SWOT Analysis: SWOT analysis is a strategic planning tool used to identify and evaluate the Strengths, Weaknesses, Opportunities, and Threats of an organization or project. This framework helps businesses assess their internal capabilities and external market conditions to make informed decisions about their strategies and direction.
Tariffs and quotas: Tariffs are taxes imposed by governments on imported goods, while quotas are limits on the quantity of specific goods that can be imported or exported during a certain timeframe. These tools are utilized by nations to protect domestic industries, manage trade balances, and influence the economic environment. Both tariffs and quotas can create challenges for international businesses by increasing costs and limiting market access, but they also present opportunities for local businesses to grow by reducing foreign competition.

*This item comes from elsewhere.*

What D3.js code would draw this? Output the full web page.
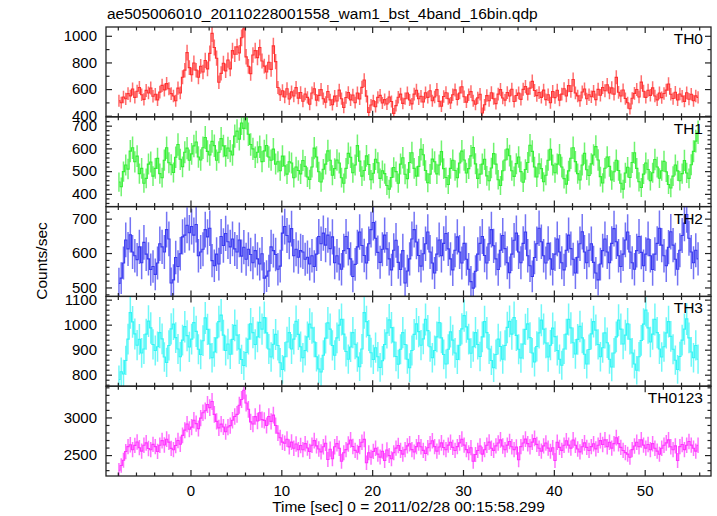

Trade barriers: Trade barriers are government-imposed restrictions that hinder international trade by increasing the cost or difficulty of importing and exporting goods and services. These barriers can take various forms, such as tariffs, quotas, and non-tariff barriers, each affecting how businesses operate in the global market. Understanding trade barriers is crucial for companies looking to expand internationally, as they can impact pricing, market entry strategies, and overall competitiveness.
Transaction Cost Theory: Transaction cost theory explains the costs associated with making economic exchanges, including the costs of negotiating, enforcing contracts, and managing relationships. It emphasizes that firms will choose to organize transactions in a way that minimizes these costs, which can impact their strategies for entering new markets, forming partnerships, and managing operations across borders.
Transnational Strategy: A transnational strategy is an approach that combines global efficiency with local responsiveness, allowing multinational companies to operate effectively across diverse markets. This strategy aims to achieve the benefits of both standardization and adaptation by leveraging economies of scale while catering to local needs and preferences.